What was the new variable that challenged the foundation of my ITSM compass? It was quite simple. The majority of the commercial contracts had limited reference to systems, system uptime or availability. Quite simply the majority of the contracts now referenced “outcomes”. Two examples are as follows:

  • All orders received into the suppliers system prior to 17:00 where flagged as a next day delivery to be processed in time for the final planned transport pick up in order to fulfill the next day delivery criteria
  • Order confirmation and order dispatch messages to be received back into the customers EDI gateway no longer than 15 minutes after the corresponding action is taken in the suppliers WMS system

So what has changed? The basic premise of the old availability approach to the SLA was purely about the fact that the system was “available”. I am sure when the concept was drawn up it was “good enough” to give both a level of re-assurance that IT was taking the internal customer seriously and could “nail its colours to the mast” but also give a point of reference to conduct a service review. But as technology has moved forward and if for example in the retail and logistics world, the service delivery to the end user has become close to real time (who would of thought at the change over to the millennium the likes of Amazon would soon be offering a service proposition whereby you pay a fixed fee and can order a wide range of product whereby if you order by 5pm can be delivered to you the next day at no cost), a basic availability target no longer is sufficient.
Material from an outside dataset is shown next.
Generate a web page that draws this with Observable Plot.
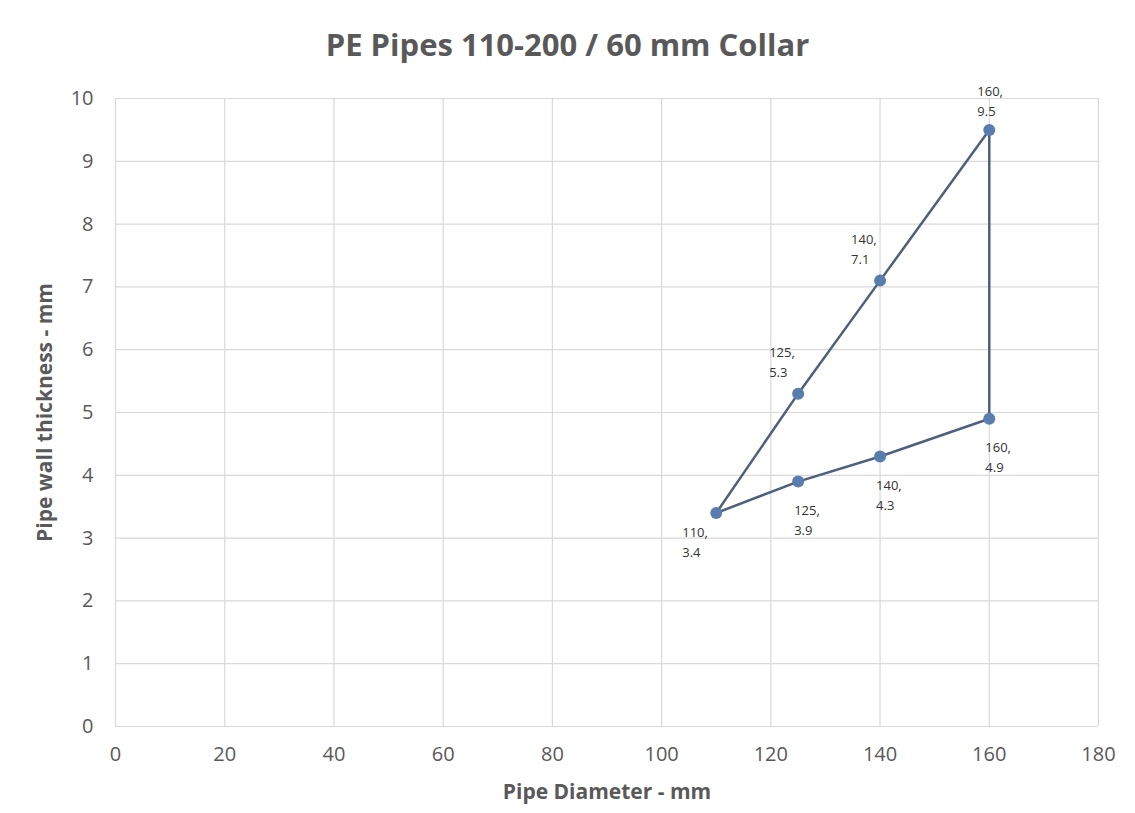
<!DOCTYPE html>
<html>
<head>
<meta charset="utf-8">
<script src="https://cdn.jsdelivr.net/npm/d3@7"></script>
<script src="https://cdn.jsdelivr.net/npm/@observablehq/plot@0.6"></script>
<style>
  html, body { margin: 0; padding: 0; background: #fff; }
  #title { height: 70px; box-sizing: border-box; padding-top: 24px; text-align: center;
    font-family: "Open Sans", sans-serif; font-weight: bold; font-size: 31px; color: #595959; line-height: 40px; }
  #chart svg { display: block; }
</style>
</head>
<body>
<div id="title">PE Pipes 110-200 / 60 mm Collar</div>
<div id="chart"></div>
<script>
const chartTitle = "PE Pipes 110-200 / 60 mm Collar";
const xLabel = "Pipe Diameter - mm";
const yLabel = "Pipe wall thickness - mm";
// Path order: lower series out to 160, up the vertical, back down the upper series
const diameters = [110, 125, 140, 160, 160, 140, 125, 110];
const thickness = [3.4, 3.9, 4.3, 4.9, 9.5, 7.1, 5.3, 3.4];
const xTicks = [0, 20, 40, 60, 80, 100, 120, 140, 160, 180];
const yTicks = [0, 1, 2, 3, 4, 5, 6, 7, 8, 9, 10];

const data = diameters.map((d, i) => ({d, t: thickness[i], label: `${d},\n${thickness[i]}`, i}));
const pts = data.slice(0, 7);

const font = "'Open Sans', sans-serif";
const lab = (idx, dx, dy) => Plot.text(pts.filter(p => idx.includes(p.i)), {
  x: "d", y: "t", text: "label", dx, dy, textAnchor: "start", lineAnchor: "middle",
  lineHeight: 1.55, fontSize: 13, fill: "#333", fontFamily: font
});

const plot = Plot.plot({
  width: 1135,
  height: 743,
  marginLeft: 115,
  marginRight: 37,
  marginTop: 28,
  marginBottom: 87,
  style: {fontFamily: font, fontSize: "20px", color: "#595959", background: "#fff"},
  x: {domain: [0, 180], ticks: xTicks, label: null},
  y: {domain: [0, 10], ticks: yTicks, label: null},
  marks: [
    Plot.gridX(xTicks, {stroke: "#d9d9d9", strokeOpacity: 1, strokeWidth: 1.2}),
    Plot.gridY(yTicks, {stroke: "#d9d9d9", strokeOpacity: 1, strokeWidth: 1.2}),
    Plot.axisX(xTicks, {tickSize: 0, tickPadding: 20, fontSize: 20, fill: "#595959", label: null, tickFormat: d => String(d)}),
    Plot.axisY(yTicks, {tickSize: 0, tickPadding: 22, fontSize: 20, fill: "#595959", label: null, tickFormat: d => String(d)}),
    Plot.line(data, {x: "d", y: "t", stroke: "#4f5f7c", strokeWidth: 2.5}),
    Plot.dot(pts, {x: "d", y: "t", r: 6, fill: "#5a7db0", stroke: "none"}),
    lab([4], -12, -30),
    lab([5, 6], -29, -33),
    lab([0], -34, 28),
    lab([1, 2, 3], -4, 37),
    Plot.text([xLabel], {frameAnchor: "bottom", dy: 72, text: d => d, fontWeight: "bold", fontSize: 21, fill: "#595959", fontFamily: font}),
    Plot.text([yLabel], {frameAnchor: "left", dx: -70, rotate: -90, textAnchor: "middle", text: d => d, fontWeight: "bold", fontSize: 21, fill: "#595959", fontFamily: font})
  ]
});
document.getElementById("chart").appendChild(plot);
</script>
</body>
</html>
Why is that? Well quite simple a standard availability figure does not allow for the constraints of time bound activities. Taking the first example (above) of this we can clearly prove how this is no longer suitable as follows:

  1. An operation works Monday to Saturday 06:00 – 23:00 (but the final transport pick up is at 21:00). Therefore the service window is 60 x 15 x 6 = 5400 mins per week
  2. System availability target is calculated as 98.4% (measured from example server target = 99.5%, network target = 99.75%, application support target based on P1 (90 min fix across 24 x 7) = 99.1%)
  3. 1.6% allowed unplanned downtime against 5400 minutes gives 86 minutes
  4. With an order cut off of 17:00 and a last order pick up of 21:00, the 4 hour window to pick, pack and dispatch is now reduced to just over 2 1/2 hours. The risk and potential penalty is now moved from IT to the operation. Unless a sliding application fix SLA is provided that reduces the P1 fix time to 30 minutes during that 17:00 – 21:00,the availability driven SLA no longer favours the outcome driven contract clause

In a similar way, if we take the second contract criteria of messages being delivered back to the customer system within 15 minutes, the traditional availability target SLA which allows 84 minutes of unplanned downtime clearly does not support that requirement.

The challenge then comes that if you accept the observations above as a basic principle, what are the alternatives?

The obvious move is to realign the IT SLA’s to the business outcomes but in doing so a number of factors such as those below may need to be considered;

  • IT need to have a change of mindset to align them closer to the operational contract. In doing so their is an inevitable risk that differences in operation culture could create natural obstacles
  • In order to prevent future challenges, IT need to be engaged as early as possible in any client contract negotiations
  • Traditional supplier SLAs may need to be aligned to deliver the outcome based approach
  • Concept of fix time to P1’s has to be removed as the measure is no longer time bound but measured in the success of “outcomes”
  • Systems may need to be designed with a greater level of resilience / availability, considering true high availability during change activates to support business outcomes
  • Service processes such as Major Incident Management and service report will need to be aligned

Whilst the SLA may not have seen its day, certainly in order to keep up with the increasing demands, I would suggest that the traditional service measurements may need to be revisited and replaced with an outcome based expectation.